### Task description
Retype each line exactly. Skip images.
•••••
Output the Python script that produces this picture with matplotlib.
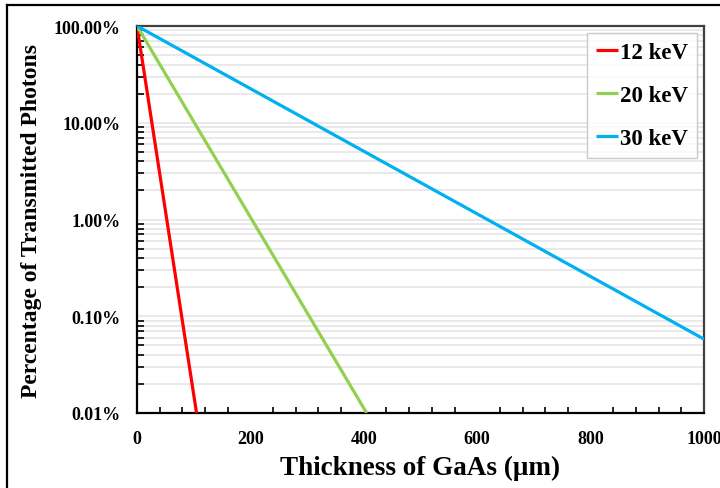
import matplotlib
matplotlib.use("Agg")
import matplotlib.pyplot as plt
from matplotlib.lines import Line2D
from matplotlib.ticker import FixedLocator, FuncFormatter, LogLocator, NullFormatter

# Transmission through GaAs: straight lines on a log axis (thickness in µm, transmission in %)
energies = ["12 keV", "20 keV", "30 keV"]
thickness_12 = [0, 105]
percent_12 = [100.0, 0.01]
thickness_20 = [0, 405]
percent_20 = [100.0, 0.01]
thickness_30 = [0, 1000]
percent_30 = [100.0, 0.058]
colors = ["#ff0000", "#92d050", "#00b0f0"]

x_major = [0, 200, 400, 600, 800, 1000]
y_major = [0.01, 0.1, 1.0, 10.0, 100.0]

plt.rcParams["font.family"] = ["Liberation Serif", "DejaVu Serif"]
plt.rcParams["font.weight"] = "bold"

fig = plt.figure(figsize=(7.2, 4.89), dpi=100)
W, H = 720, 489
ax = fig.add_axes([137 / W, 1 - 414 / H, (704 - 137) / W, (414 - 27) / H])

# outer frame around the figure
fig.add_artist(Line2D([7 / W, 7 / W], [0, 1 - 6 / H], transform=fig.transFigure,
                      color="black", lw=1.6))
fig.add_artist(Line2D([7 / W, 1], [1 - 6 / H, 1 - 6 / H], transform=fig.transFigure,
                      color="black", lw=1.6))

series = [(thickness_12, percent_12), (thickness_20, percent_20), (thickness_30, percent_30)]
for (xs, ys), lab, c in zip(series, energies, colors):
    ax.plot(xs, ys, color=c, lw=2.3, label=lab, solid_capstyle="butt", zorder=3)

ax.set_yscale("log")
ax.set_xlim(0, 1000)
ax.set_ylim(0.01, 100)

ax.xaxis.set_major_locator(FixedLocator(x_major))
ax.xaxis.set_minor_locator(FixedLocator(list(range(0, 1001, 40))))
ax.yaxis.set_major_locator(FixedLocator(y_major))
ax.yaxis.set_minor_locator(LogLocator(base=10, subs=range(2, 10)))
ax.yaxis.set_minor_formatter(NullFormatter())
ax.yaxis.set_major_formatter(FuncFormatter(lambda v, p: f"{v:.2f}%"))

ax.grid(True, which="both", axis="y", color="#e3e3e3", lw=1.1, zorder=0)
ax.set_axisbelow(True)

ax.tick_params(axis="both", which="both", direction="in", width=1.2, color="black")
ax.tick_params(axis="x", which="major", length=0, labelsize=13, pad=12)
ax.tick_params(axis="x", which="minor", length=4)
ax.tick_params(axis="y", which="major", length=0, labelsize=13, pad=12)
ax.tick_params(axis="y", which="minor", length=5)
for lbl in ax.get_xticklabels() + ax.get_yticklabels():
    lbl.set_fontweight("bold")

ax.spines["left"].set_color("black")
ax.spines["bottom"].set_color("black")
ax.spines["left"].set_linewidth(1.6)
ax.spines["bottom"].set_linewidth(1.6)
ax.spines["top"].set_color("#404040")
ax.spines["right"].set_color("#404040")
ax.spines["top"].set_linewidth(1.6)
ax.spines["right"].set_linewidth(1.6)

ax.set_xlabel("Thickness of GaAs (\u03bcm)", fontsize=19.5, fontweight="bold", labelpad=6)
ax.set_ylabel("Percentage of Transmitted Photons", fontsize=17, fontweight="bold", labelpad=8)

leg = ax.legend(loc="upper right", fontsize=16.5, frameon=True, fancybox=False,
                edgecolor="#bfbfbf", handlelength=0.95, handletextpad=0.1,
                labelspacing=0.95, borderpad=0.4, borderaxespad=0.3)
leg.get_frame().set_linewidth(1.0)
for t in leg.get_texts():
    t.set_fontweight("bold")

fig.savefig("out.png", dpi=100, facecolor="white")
•••••
### Response
Output the Python script that produces this picture with matplotlib.
import matplotlib
matplotlib.use("Agg")
import matplotlib.pyplot as plt
from matplotlib.lines import Line2D
from matplotlib.ticker import FixedLocator, FuncFormatter, LogLocator, NullFormatter

# Transmission through GaAs: straight lines on a log axis (thickness in µm, transmission in %)
energies = ["12 keV", "20 keV", "30 keV"]
thickness_12 = [0, 105]
percent_12 = [100.0, 0.01]
thickness_20 = [0, 405]
percent_20 = [100.0, 0.01]
thickness_30 = [0, 1000]
percent_30 = [100.0, 0.058]
colors = ["#ff0000", "#92d050", "#00b0f0"]

x_major = [0, 200, 400, 600, 800, 1000]
y_major = [0.01, 0.1, 1.0, 10.0, 100.0]

plt.rcParams["font.family"] = ["Liberation Serif", "DejaVu Serif"]
plt.rcParams["font.weight"] = "bold"

fig = plt.figure(figsize=(7.2, 4.89), dpi=100)
W, H = 720, 489
ax = fig.add_axes([137 / W, 1 - 414 / H, (704 - 137) / W, (414 - 27) / H])

# outer frame around the figure
fig.add_artist(Line2D([7 / W, 7 / W], [0, 1 - 6 / H], transform=fig.transFigure,
                      color="black", lw=1.6))
fig.add_artist(Line2D([7 / W, 1], [1 - 6 / H, 1 - 6 / H], transform=fig.transFigure,
                      color="black", lw=1.6))

series = [(thickness_12, percent_12), (thickness_20, percent_20), (thickness_30, percent_30)]
for (xs, ys), lab, c in zip(series, energies, colors):
    ax.plot(xs, ys, color=c, lw=2.3, label=lab, solid_capstyle="butt", zorder=3)

ax.set_yscale("log")
ax.set_xlim(0, 1000)
ax.set_ylim(0.01, 100)

ax.xaxis.set_major_locator(FixedLocator(x_major))
ax.xaxis.set_minor_locator(FixedLocator(list(range(0, 1001, 40))))
ax.yaxis.set_major_locator(FixedLocator(y_major))
ax.yaxis.set_minor_locator(LogLocator(base=10, subs=range(2, 10)))
ax.yaxis.set_minor_formatter(NullFormatter())
ax.yaxis.set_major_formatter(FuncFormatter(lambda v, p: f"{v:.2f}%"))

ax.grid(True, which="both", axis="y", color="#e3e3e3", lw=1.1, zorder=0)
ax.set_axisbelow(True)

ax.tick_params(axis="both", which="both", direction="in", width=1.2, color="black")
ax.tick_params(axis="x", which="major", length=0, labelsize=13, pad=12)
ax.tick_params(axis="x", which="minor", length=4)
ax.tick_params(axis="y", which="major", length=0, labelsize=13, pad=12)
ax.tick_params(axis="y", which="minor", length=5)
for lbl in ax.get_xticklabels() + ax.get_yticklabels():
    lbl.set_fontweight("bold")

ax.spines["left"].set_color("black")
ax.spines["bottom"].set_color("black")
ax.spines["left"].set_linewidth(1.6)
ax.spines["bottom"].set_linewidth(1.6)
ax.spines["top"].set_color("#404040")
ax.spines["right"].set_color("#404040")
ax.spines["top"].set_linewidth(1.6)
ax.spines["right"].set_linewidth(1.6)

ax.set_xlabel("Thickness of GaAs (\u03bcm)", fontsize=19.5, fontweight="bold", labelpad=6)
ax.set_ylabel("Percentage of Transmitted Photons", fontsize=17, fontweight="bold", labelpad=8)

leg = ax.legend(loc="upper right", fontsize=16.5, frameon=True, fancybox=False,
                edgecolor="#bfbfbf", handlelength=0.95, handletextpad=0.1,
                labelspacing=0.95, borderpad=0.4, borderaxespad=0.3)
leg.get_frame().set_linewidth(1.0)
for t in leg.get_texts():
    t.set_fontweight("bold")

fig.savefig("out.png", dpi=100, facecolor="white")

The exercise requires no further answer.